Cup-stacked carbon nanotubes hybridized Si₃N₄/Si₃N₄ composite ceramics for high-effciency microwave absorption with excellent thermal stability

Hybridization between carbon nanotubes (CNTs) and Si₃N₄ is a promising strategy for developing high-temperature microwave absorption (MA) materials for military application. Toward long-life services, it's important to achieve strong MA at a filler loading as low as possible on account of antioxidant protection against CNTs wastage. Herein, cup-stacked CNTs (CSCNTs) have been prepared in porous Si₃N₄ ceramics by chemical vapor deposition (CVD) and then CVD Si₃N₄ has been coated on them, forming CSCNT-Si₃N₄/Si₃N₄ composite ceramics. Results show that CSCNTs possess abundant exposed atomic edges on the outer surface and in the inner channel.

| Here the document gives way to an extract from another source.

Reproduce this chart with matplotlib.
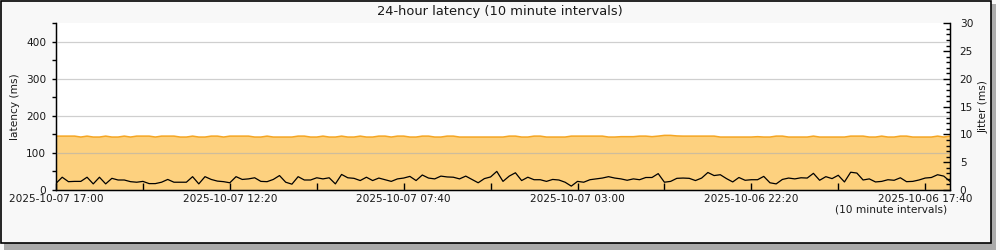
import matplotlib
matplotlib.use("Agg")
import matplotlib.pyplot as plt
from matplotlib.patches import Rectangle
from matplotlib.ticker import MultipleLocator, FixedLocator
import numpy as np

# ---------------- data ----------------
title = "24-hour latency (10 minute intervals)"
xlabel_note = "(10 minute intervals)"
tick_labels = ["2025-10-07 17:00", "2025-10-07 12:20", "2025-10-07 07:40",
               "2025-10-07 03:00", "2025-10-06 22:20", "2025-10-06 17:40"]
tick_intervals = [0, 28, 56, 84, 112, 140]

latency = [
    145.5, 145.5, 145.5, 145.5, 143, 145.5, 143, 143, 145.5, 143,
    143, 145.5, 143, 145.5, 145.5, 145.5, 143, 145.5, 145.5, 145.5,
    143, 143, 145.5, 143, 143, 145.5, 145.5, 143, 145.5, 145.5,
    145.5, 145.5, 143, 143, 145.5, 143, 143, 143, 143, 145.5,
    145.5, 143, 143, 145.5, 143, 143, 145.5, 143, 143, 145.5,
    143, 143, 145.5, 145.5, 143, 145.5, 145.5, 143, 143, 145.5,
    145.5, 143, 143, 145.5, 145.5, 143, 143, 143, 143, 143,
    143, 143, 143, 145.5, 145.5, 143, 143, 145.5, 145.5, 143,
    143, 143, 143, 145.5, 145.5, 145.5, 145.5, 145.5, 145.5, 143,
    143, 144, 144, 144, 145.5, 145.5, 144, 145.5, 147.5, 147.5,
    146, 145.5, 145.5, 145.5, 145.5, 145.5, 145.5, 143, 143, 143,
    143, 143, 143, 144, 143, 143, 145.5, 145.5, 143, 143,
    143, 143, 145.5, 143, 143, 143, 143, 143, 145.5, 145.5,
    145.5, 143, 143, 145.5, 143, 143, 145.5, 145.5, 143, 143,
    143, 143, 145.5, 143, 145.5,
]

jitter = [
    1.2, 2.3, 1.5, 1.55, 1.55, 2.3, 1.1, 2.3, 1.1, 2.1,
    1.8, 1.8, 1.5, 1.4, 1.55, 1.15, 1.15, 1.4, 1.9, 1.4,
    1.4, 1.4, 2.4, 1.1, 2.4, 1.9, 1.6, 1.5, 1.3, 2.4,
    1.9, 2.0, 2.2, 1.55, 1.5, 1.9, 2.6, 1.4, 1.05, 2.4,
    1.8, 1.8, 2.2, 2.0, 2.2, 1.1, 2.8, 2.2, 2.1, 1.7,
    2.3, 1.7, 2.15, 1.85, 1.55, 2.0, 2.15, 2.45, 1.7, 2.7,
    2.15, 2.0, 2.5, 2.35, 2.3, 2.0, 2.5, 1.9, 1.3, 2.05,
    2.35, 3.35, 1.55, 2.5, 3.1, 1.7, 2.3, 1.85, 1.85, 1.55,
    1.9, 1.8, 1.4, 0.7, 1.55, 1.4, 1.85, 2.0, 2.15, 2.4,
    2.15, 2.0, 1.75, 2.0, 1.85, 2.25, 2.25, 2.95, 1.4, 1.55,
    2.1, 2.15, 2.1, 1.7, 2.15, 3.15, 2.6, 2.75, 2.05, 1.45,
    2.25, 1.75, 1.85, 1.85, 2.45, 1.3, 1.1, 1.9, 2.15, 2.0,
    2.2, 2.15, 3.0, 1.75, 2.4, 2.05, 2.65, 1.45, 3.2, 3.05,
    1.8, 2.0, 1.45, 1.55, 1.85, 1.75, 2.2, 1.5, 1.55, 1.8,
    2.15, 2.25, 2.75, 2.5, 1.55,
]

# ---------------- figure ----------------
FS = 7.6
TXT = "#1a1a1a"
plt.rcParams['font.family'] = ['DejaVu Sans']
plt.rcParams['font.size'] = FS
plt.rcParams['text.color'] = TXT
plt.rcParams['xtick.labelcolor'] = TXT
plt.rcParams['ytick.labelcolor'] = TXT
plt.rcParams['axes.labelcolor'] = TXT

fig = plt.figure(figsize=(10, 2.5), dpi=100)
fig.patch.set_facecolor("#f8f8f8")

# frame with shadow
fig.patches.append(Rectangle((0.004, 0.0), 0.992, 0.985, transform=fig.transFigure,
                             facecolor="#aaaaaa", edgecolor="none", zorder=-10))
fig.patches.append(Rectangle((0.0005, 0.028), 0.99, 0.970, transform=fig.transFigure,
                             facecolor="#f8f8f8", edgecolor="black", linewidth=1.2, zorder=-9))

ax = fig.add_axes([0.056, 0.24, 0.894, 0.6667])
ax.set_facecolor("white")
x = np.arange(len(latency))

ax.fill_between(x, 0, latency, facecolor="#fdd17f", edgecolor="none", zorder=1)
ax.plot(x, latency, color="#f5a623", linewidth=1.1, zorder=2)

ax.set_xlim(0, 144)
ax.set_ylim(0, 450)
ax.yaxis.set_major_locator(MultipleLocator(100))
ax.yaxis.set_minor_locator(MultipleLocator(50))
ax.grid(axis="y", which="major", color="#b0b0b0", alpha=0.6, linewidth=0.9, zorder=3)
ax.set_axisbelow(False)
ax.set_ylabel("latency (ms)", fontsize=FS, labelpad=4)

ax.xaxis.set_major_locator(FixedLocator(tick_intervals))
ax.xaxis.set_minor_locator(FixedLocator([t + 14 for t in tick_intervals]))
ax.set_xticklabels(tick_labels)
ax.tick_params(axis="x", which="both", direction="in", length=5, width=1, pad=3, labelsize=FS)
ax.tick_params(axis="y", which="both", direction="out", length=3, width=1, pad=4, labelsize=FS)

ax.spines["top"].set_visible(False)
for s in ["left", "bottom", "right"]:
    ax.spines[s].set_linewidth(1.0)

ax2 = ax.twinx()
ax2.plot(x, jitter, color="black", linewidth=0.9, zorder=4)
ax2.set_ylim(0, 30)
ax2.yaxis.set_major_locator(MultipleLocator(5))
ax2.yaxis.set_minor_locator(MultipleLocator(1))
ax2.tick_params(axis="y", which="major", direction="in", length=5, width=1, pad=7, labelsize=FS)
ax2.tick_params(axis="y", which="minor", direction="in", length=3, width=1)
ax2.set_ylabel("Jitter (ms)", fontsize=FS, labelpad=4)
ax2.spines["top"].set_visible(False)

fig.text(0.5, 0.954, title, ha="center", va="center", fontsize=9.4)
fig.text(0.947, 0.163, xlabel_note, ha="right", va="center", fontsize=FS)

fig.savefig("out.png", dpi=100, facecolor=fig.get_facecolor())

Such unique defects not only benefit the impedance match but also cause considerable conductive loss, which helps CSCNT-Si₃N₄/Si₃N₄ with a filler content of only 0.79 wt% to achieve an effective absorption bandwidth (EAB) of 3.74 GHz in the X band at a thickness of 3.5 mm coupled with a minimum reflection loss of −43.3 dB and an EAB covering the entire Ku band at a thickness of 2.25 mm. The ultralow filler loading generates a high efficiency of CVD Si₃N₄ in protecting CSCNTs against high-temperature oxidation, leading to a steady MA performance for CSCNT-Si₃N₄/Si₃N₄ during 23–1200 °C thermal shock tests in air.